A piante e frutti fanno capo aforismi e modi di dire d’uso comune: non c’è rosa senza spine, tremare come una foglia, cadere come pera matura, crescere diritti come un pioppo; essere forti come una quercia, freschi come le rose, sballottati come canne al vento (le stesse del celebre romanzo di Grazia Deledda); piegarsi come giunchi sotto la piena, sbocciare come un fiore, attaccarsi come l’edera, comportarsi da narciso. E ancora: essere ben piantati, discendere da stirpe nobile, vantare lignaggio illustre, derivare da ceppo antico, appartenere a un ramo cadetto.

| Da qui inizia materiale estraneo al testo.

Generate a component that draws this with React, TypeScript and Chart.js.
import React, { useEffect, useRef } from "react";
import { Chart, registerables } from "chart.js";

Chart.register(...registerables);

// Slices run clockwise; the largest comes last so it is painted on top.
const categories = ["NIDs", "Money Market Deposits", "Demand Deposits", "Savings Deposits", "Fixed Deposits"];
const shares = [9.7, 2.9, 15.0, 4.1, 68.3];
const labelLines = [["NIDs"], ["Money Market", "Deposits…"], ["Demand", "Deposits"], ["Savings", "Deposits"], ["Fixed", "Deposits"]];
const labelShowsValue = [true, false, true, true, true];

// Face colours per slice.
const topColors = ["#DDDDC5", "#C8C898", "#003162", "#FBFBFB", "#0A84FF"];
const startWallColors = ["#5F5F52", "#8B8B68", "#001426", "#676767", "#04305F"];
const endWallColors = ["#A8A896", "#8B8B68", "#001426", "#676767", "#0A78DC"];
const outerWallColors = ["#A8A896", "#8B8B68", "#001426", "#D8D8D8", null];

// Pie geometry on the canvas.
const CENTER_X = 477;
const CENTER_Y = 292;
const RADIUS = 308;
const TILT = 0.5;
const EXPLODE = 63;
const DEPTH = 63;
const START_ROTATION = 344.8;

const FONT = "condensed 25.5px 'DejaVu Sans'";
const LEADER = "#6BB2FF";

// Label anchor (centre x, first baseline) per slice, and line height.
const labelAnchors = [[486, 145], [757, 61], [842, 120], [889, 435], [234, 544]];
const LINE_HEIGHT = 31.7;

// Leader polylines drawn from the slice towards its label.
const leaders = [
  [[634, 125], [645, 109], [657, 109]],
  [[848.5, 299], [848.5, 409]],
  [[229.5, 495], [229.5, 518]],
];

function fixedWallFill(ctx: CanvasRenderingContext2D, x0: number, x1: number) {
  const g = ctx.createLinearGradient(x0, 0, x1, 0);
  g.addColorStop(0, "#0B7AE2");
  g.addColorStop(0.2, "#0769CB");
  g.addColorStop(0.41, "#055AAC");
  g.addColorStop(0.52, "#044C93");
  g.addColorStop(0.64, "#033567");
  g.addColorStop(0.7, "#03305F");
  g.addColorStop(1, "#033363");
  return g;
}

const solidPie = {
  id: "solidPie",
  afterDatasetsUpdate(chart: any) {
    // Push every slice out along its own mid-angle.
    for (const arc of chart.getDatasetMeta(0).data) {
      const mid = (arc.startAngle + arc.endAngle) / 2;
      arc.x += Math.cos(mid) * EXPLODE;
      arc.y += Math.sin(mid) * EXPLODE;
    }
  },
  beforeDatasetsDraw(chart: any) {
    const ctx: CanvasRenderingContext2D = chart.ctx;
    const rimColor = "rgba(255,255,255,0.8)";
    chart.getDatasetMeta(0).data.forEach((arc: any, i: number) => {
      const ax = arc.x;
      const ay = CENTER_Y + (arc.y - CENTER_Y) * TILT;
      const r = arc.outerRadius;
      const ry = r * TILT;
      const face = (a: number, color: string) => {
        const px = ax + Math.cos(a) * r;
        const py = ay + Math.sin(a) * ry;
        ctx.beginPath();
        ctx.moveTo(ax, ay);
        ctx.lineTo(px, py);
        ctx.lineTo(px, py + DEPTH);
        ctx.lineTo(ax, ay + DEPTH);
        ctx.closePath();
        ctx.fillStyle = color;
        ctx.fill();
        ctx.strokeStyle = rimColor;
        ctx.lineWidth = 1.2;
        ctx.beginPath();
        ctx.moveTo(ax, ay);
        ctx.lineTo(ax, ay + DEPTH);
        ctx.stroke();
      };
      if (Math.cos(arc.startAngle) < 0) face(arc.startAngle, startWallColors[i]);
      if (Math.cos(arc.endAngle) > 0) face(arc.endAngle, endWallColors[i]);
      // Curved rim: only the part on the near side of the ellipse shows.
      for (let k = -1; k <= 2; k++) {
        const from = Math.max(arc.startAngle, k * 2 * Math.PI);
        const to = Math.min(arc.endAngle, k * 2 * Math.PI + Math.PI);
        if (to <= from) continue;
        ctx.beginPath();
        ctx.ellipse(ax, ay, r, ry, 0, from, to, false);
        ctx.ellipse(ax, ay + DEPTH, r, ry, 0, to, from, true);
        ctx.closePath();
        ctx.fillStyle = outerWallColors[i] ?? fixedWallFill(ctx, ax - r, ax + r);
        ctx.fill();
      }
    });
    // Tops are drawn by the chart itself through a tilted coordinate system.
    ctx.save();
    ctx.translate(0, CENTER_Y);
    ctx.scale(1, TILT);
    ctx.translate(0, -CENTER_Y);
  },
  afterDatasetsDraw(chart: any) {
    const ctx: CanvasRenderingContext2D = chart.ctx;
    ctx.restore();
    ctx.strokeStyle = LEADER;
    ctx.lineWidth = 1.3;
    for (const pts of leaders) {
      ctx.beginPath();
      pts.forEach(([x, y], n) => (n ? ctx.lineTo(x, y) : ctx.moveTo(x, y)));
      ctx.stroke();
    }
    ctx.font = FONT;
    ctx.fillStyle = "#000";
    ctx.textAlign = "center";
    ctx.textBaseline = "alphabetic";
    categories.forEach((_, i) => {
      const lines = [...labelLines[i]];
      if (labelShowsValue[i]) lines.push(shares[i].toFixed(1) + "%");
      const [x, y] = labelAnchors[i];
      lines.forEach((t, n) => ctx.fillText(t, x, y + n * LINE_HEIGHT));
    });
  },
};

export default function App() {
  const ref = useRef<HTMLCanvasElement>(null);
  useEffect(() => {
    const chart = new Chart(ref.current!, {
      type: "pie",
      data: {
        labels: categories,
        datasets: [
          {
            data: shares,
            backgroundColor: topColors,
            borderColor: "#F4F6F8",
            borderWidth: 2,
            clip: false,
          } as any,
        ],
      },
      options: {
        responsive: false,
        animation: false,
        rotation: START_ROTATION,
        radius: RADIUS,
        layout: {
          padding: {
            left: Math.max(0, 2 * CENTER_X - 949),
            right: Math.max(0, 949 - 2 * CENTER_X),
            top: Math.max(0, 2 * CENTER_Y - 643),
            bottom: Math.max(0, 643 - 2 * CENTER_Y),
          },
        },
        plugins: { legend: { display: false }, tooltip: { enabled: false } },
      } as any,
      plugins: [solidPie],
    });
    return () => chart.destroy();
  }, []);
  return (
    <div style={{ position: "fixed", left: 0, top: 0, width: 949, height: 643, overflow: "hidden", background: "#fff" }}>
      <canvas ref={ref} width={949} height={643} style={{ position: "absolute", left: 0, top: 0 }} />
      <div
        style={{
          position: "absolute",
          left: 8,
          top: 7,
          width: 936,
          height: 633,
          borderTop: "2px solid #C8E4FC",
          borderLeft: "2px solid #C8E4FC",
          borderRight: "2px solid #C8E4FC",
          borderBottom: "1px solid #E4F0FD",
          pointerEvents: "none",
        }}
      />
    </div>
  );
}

Fiori e piante, col loro linguaggio convenzionale, commentano i momenti topici della nostra esistenza, tristi o allegri che siano: nascite, battesimi, cresime, fidanzamenti, matrimoni, lauree, funerali, inaugurazioni, celebrazioni varie. Attraverso di essi esterniamo passione, gelosia, coraggio, desideri. Chiome sempreverdi a forma di cono allungato, tipo cipresso, esprimono speranza nella resurrezione e nella vita eterna; chiome pendule, tipo salice piangente, rivelano tristezza e melanconia. I fiori gialli erano un tempo banditi nell’impero britannico, in quanto il colore veniva associato alla vigliaccheria.

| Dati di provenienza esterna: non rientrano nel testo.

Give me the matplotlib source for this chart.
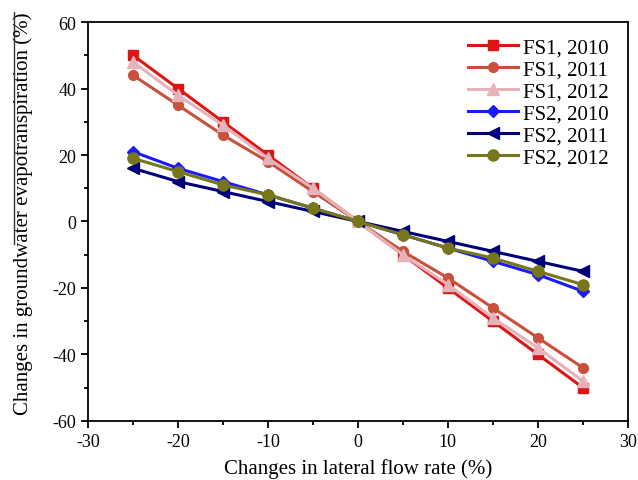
import matplotlib
matplotlib.use("Agg")
import matplotlib.pyplot as plt
from matplotlib.ticker import MultipleLocator
from matplotlib.lines import Line2D

plt.rcParams['font.family'] = ['Liberation Serif', 'DejaVu Serif']
plt.rcParams['axes.unicode_minus'] = False

x = [-25, -20, -15, -10, -5, 0, 5, 10, 15, 20, 25]
fs1_2010 = [50, 40, 30, 20, 10, 0, -10, -20, -30, -40, -50]
fs1_2011 = [44, 35, 26, 18, 9, 0, -9, -17, -26, -35, -44]
fs1_2012 = [48, 38, 29, 19, 10, 0, -10, -19, -29, -38, -48]
fs2_2010 = [21, 16, 12, 8, 4, 0, -4, -8, -12, -16, -21]
fs2_2011 = [16, 12, 9, 6, 3, 0, -3, -6, -9, -12, -15]
fs2_2012 = [19, 15, 11, 8, 4, 0, -4, -8, -11, -15, -19]

labels = ["FS1, 2010", "FS1, 2011", "FS1, 2012", "FS2, 2010", "FS2, 2011", "FS2, 2012"]
series = [fs1_2010, fs1_2011, fs1_2012, fs2_2010, fs2_2011, fs2_2012]
colors = ["#dd1515", "#c9503a", "#e6b3bb", "#1a1aff", "#00007a", "#77771a"]
markers = ["s", "o", "^", "D", "<", "o"]
msizes = [7, 7, 8, 6.5, 8, 8]

fig = plt.figure(figsize=(6.38, 4.81), dpi=100)
ax = fig.add_axes([0.138, 0.123, 0.846, 0.829])

for ys, lab, c, m, ms in zip(series, labels, colors, markers, msizes):
    ax.plot(x, ys, color=c, marker=m, markersize=ms, linewidth=2.2, label=lab)

ax.set_xlim(-30, 30)
ax.set_ylim(-60, 60)
ax.xaxis.set_major_locator(MultipleLocator(10))
ax.xaxis.set_minor_locator(MultipleLocator(5))
ax.yaxis.set_major_locator(MultipleLocator(20))
ax.yaxis.set_minor_locator(MultipleLocator(10))
ax.tick_params(axis='both', which='major', direction='out', length=5, width=1.3, labelsize=13, top=False, right=False)
ax.tick_params(axis='both', which='minor', direction='out', length=3, width=1.3, top=False, right=False)
for s in ax.spines.values():
    s.set_linewidth(1.3)

ax.set_xlabel("Changes in lateral flow rate (%)", fontsize=15, labelpad=6)
ax.set_ylabel("Changes in groundwater evapotranspiration (%)", fontsize=15)
ax.yaxis.set_label_coords(-0.102, 0.523)

ax.legend(loc="upper right", frameon=False, fontsize=15, handlelength=2.4,
          handletextpad=0.25, labelspacing=0.12, borderaxespad=0.5,
          bbox_to_anchor=(1.0, 1.008))

fig.add_artist(Line2D([13.5/638, 13.5/638], [1-13/481, 1-245/481], color="#333333", linewidth=1.0))

fig.savefig("out.png", dpi=100)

Studi recenti, fatti propri anche dall’ONU durante la recente pandemia da Covid-19, hanno riconosciuto al verde cittadino e alle foreste una miriade di benefici nel campo della salute fisica e mentale dell’uomo, come la facoltà di combattere la depressione e lo stress, abbassare la pressione sanguigna e i battiti cardiaci, prevenire le malattie infettive e cardiovascolari, accelerare la guarigione in caso di malattie, contrastare l’aggressività giovanile.

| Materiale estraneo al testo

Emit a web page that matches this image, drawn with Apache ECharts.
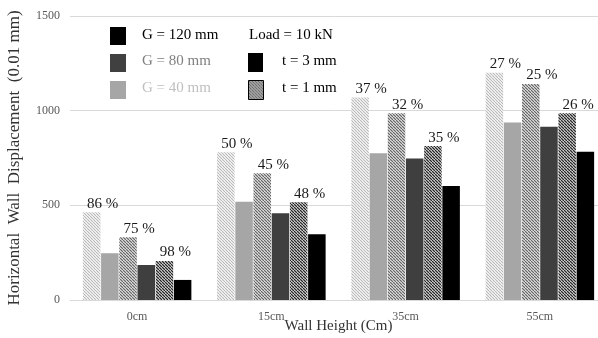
<!DOCTYPE html>
<html>
<head>
<meta charset="utf-8">
<script src="https://cdn.jsdelivr.net/npm/echarts@6/dist/echarts.min.js"></script>
<style>
html,body{margin:0;padding:0;background:#fff;}
#chart{width:598px;height:338px;}
</style>
</head>
<body>
<div id="chart"></div>
<script>
const categories = ['0cm', '15cm', '35cm', '55cm'];
const yTicks = [0, 500, 1000, 1500];
const g40t1 = [463, 780, 1070, 1200];
const g40t3 = [247, 519, 775, 938];
const g80t1 = [331, 669, 986, 1141];
const g80t3 = [185, 458, 748, 915];
const g120t1 = [206, 516, 813, 986];
const g120t3 = [106, 347, 602, 783];
const labels40 = ['86 %', '50 %', '37 %', '27 %'];
const labels80 = ['75 %', '45 %', '32 %', '25 %'];
const labels120 = ['98 %', '48 %', '35 %', '26 %'];

const SERIF = '"Liberation Serif", "DejaVu Serif", serif';

function makePattern(lineColor, bg, s, lw) {
  const c = document.createElement('canvas');
  c.width = s; c.height = s;
  const ctx = c.getContext('2d');
  ctx.fillStyle = bg; ctx.fillRect(0, 0, s, s);
  ctx.strokeStyle = lineColor; ctx.lineWidth = lw;
  ctx.beginPath();
  for (let k = -1; k <= 1; k++) { ctx.moveTo(k * s, 0); ctx.lineTo(k * s + s, s); }
  ctx.stroke();
  return { image: c, repeat: 'repeat' };
}
const patLight = makePattern('#b8b8b8', '#ffffff', 3, 1.2);
const patMed = makePattern('#666666', '#ffffff', 3, 1.3);
const patDark = makePattern('#262626', '#ffffff', 3, 1.4);
const patLegend = makePattern('#222222', '#ffffff', 3, 1.2);

function lbl(arr) {
  return {
    show: true, position: 'top', distance: 1, offset: [11, 0],
    fontFamily: SERIF, fontSize: 15, color: '#1a1a1a',
    formatter: p => arr[p.dataIndex]
  };
}

function bar(name, data, color, label) {
  const s = {
    name, type: 'bar', data, barWidth: 17.5, barGap: '4%',
    itemStyle: { color }, z: 2
  };
  if (label) s.label = label;
  return s;
}

const chart = echarts.init(document.getElementById('chart'), null, { renderer: 'canvas' });
chart.setOption({
  animation: false,
  backgroundColor: '#fff',
  grid: { left: 70, right: -9, top: 16, bottom: 38, containLabel: false, outerBoundsMode: 'none' },
  xAxis: {
    type: 'category', data: categories,
    axisLine: { lineStyle: { color: '#d9d9d9', width: 1 } },
    axisTick: { show: false },
    axisLabel: { fontFamily: SERIF, fontSize: 12, color: '#595959', margin: 11 },
    name: 'Wall Height (Cm)', nameLocation: 'middle', nameGap: 19, nameMoveOverlap: false,
    nameTextStyle: { fontFamily: SERIF, fontSize: 15, color: '#333' }
  },
  yAxis: {
    type: 'value', min: yTicks[0], max: yTicks[yTicks.length - 1], interval: 500,
    axisLine: { show: false }, axisTick: { show: false },
    splitLine: { lineStyle: { color: '#d9d9d9', width: 1 } },
    axisLabel: { fontFamily: SERIF, fontSize: 12, color: '#595959', margin: 10, formatter: v => String(v) },
    name: 'Horizontal  Wall  Displacement  (0.01 mm)', nameLocation: 'middle', nameGap: 47, nameMoveOverlap: false,
    nameTextStyle: { fontFamily: SERIF, fontSize: 17, color: '#333' }
  },
  series: [
    bar('G40 t1', g40t1, patLight, lbl(labels40)),
    bar('G40 t3', g40t3, '#a6a6a6'),
    bar('G80 t1', g80t1, patMed, lbl(labels80)),
    bar('G80 t3', g80t3, '#3f3f3f'),
    bar('G120 t1', g120t1, patDark, lbl(labels120)),
    bar('G120 t3', g120t3, '#000000')
  ],
  graphic: [
    { type: 'rect', left: 110, top: 27, shape: { width: 16, height: 18 }, style: { fill: '#000' } },
    { type: 'rect', left: 110, top: 54, shape: { width: 16, height: 18 }, style: { fill: '#404040' } },
    { type: 'rect', left: 110, top: 81, shape: { width: 16, height: 18 }, style: { fill: '#a6a6a6' } },
    { type: 'text', left: 142, top: 28, style: { text: 'G = 120 mm', font: '15px ' + SERIF, fill: '#000' } },
    { type: 'text', left: 142, top: 54, style: { text: 'G = 80 mm', font: '15px ' + SERIF, fill: '#7f7f7f' } },
    { type: 'text', left: 142, top: 81, style: { text: 'G = 40 mm', font: '15px ' + SERIF, fill: '#bfbfbf' } },
    { type: 'text', left: 249, top: 28, style: { text: 'Load = 10 kN', font: '15px ' + SERIF, fill: '#000' } },
    { type: 'rect', left: 248, top: 53, shape: { width: 15, height: 19 }, style: { fill: '#000' } },
    { type: 'rect', left: 248, top: 80, shape: { width: 15, height: 19 }, style: { fill: patLegend, stroke: '#000', lineWidth: 1 } },
    { type: 'text', left: 282, top: 54, style: { text: 't = 3 mm', font: '15px ' + SERIF, fill: '#000' } },
    { type: 'text', left: 282, top: 81, style: { text: 't = 1 mm', font: '15px ' + SERIF, fill: '#000' } }
  ]
});
</script>
</body>
</html>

Dalle piante possiamo imparare a risparmiare acqua, imitare il mutualismo e la cooperazione, desumere l’auspicata economia circolare, abbattere la produzione di rifiuti. Perfino in campo politico ed economico-sociale possiamo trarre qualche insegnamento dal mondo vegetale. Tenuto conto, infatti, che la singola pianta è assimilabile ad una comunità (basta considerare che l’individuo animale non è divisibile, salvo a provocarne la morte, al contrario di un organismo vegetale) essa ci indica come ripartire equamente tra i suoi componenti (radici, rami e foglie) tutto quando assunto e accumulato dall’ambiente circostante (acqua, elementi minerali, materiale di riserva), senza dare adito a disparità e ingiustizie. E come una società risulti tanto più stabile quanto più i centri decisionali siano distribuiti orizzontalmente, anziché concentrarsi in poche persone o in una soltanto. Basta pensare che le monarchie assolute e le dittature, in genere, si dissolvono celermente con la morte o la deposizione dell’uomo solo al comando.